🤖 AI Summary
Financial data sharing faces a fundamental trade-off between privacy preservation and utility retention, as conventional anonymization techniques often fail to meet both regulatory compliance and analytical requirements. This work proposes a “privacy-first” framework that innovatively decouples identity from utility by integrating differentially private synthetic data generation. It introduces two complementary paradigms: direct tabular synthesis for high-fidelity static analysis, and a differentially private seed-driven agent-based modeling (DP-Seeded ABM) approach to simulate dynamic market behaviors and black swan events. By rigorously guaranteeing privacy while preserving analytical utility, the framework overcomes the limitations of static datasets, effectively dismantles institutional barriers to data sharing, and enables compliant cross-organizational research and forward-looking decision-making.
📝 Abstract
Financial institutions face tension between maximizing data utility and mitigating the re-identification risks inherent in traditional anonymization methods. This paper explores Differentially Private (DP) synthetic data as a robust "Privacy by Design" framework to resolve this conflict, ensuring output privacy while satisfying stringent regulatory obligations.
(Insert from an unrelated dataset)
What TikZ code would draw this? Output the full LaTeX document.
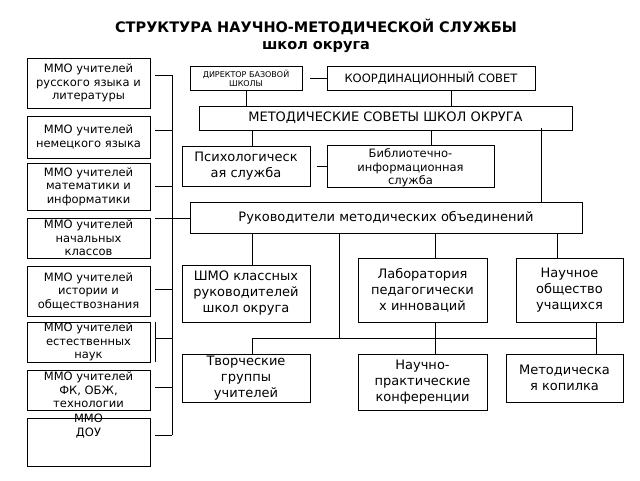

We examine two distinct generative paradigms: Direct Tabular Synthesis, which reconstructs high-fidelity joint distributions from raw data, and DP-Seeded Agent-Based Modeling (ABM), which uses DP-protected aggregates to parameterize complex, stateful simulations. While tabular synthesis excels at reflecting static historical correlations for QA testing and business analytics, the DP-Seeded ABM offers a forward-looking "counterfactual laboratory" capable of modeling dynamic market behaviors and black swan events. By decoupling individual identities from data utility, these methodologies eliminate traditional data-clearing bottlenecks, enabling seamless cross-institutional research and compliant decision-making in an evolving regulatory landscape.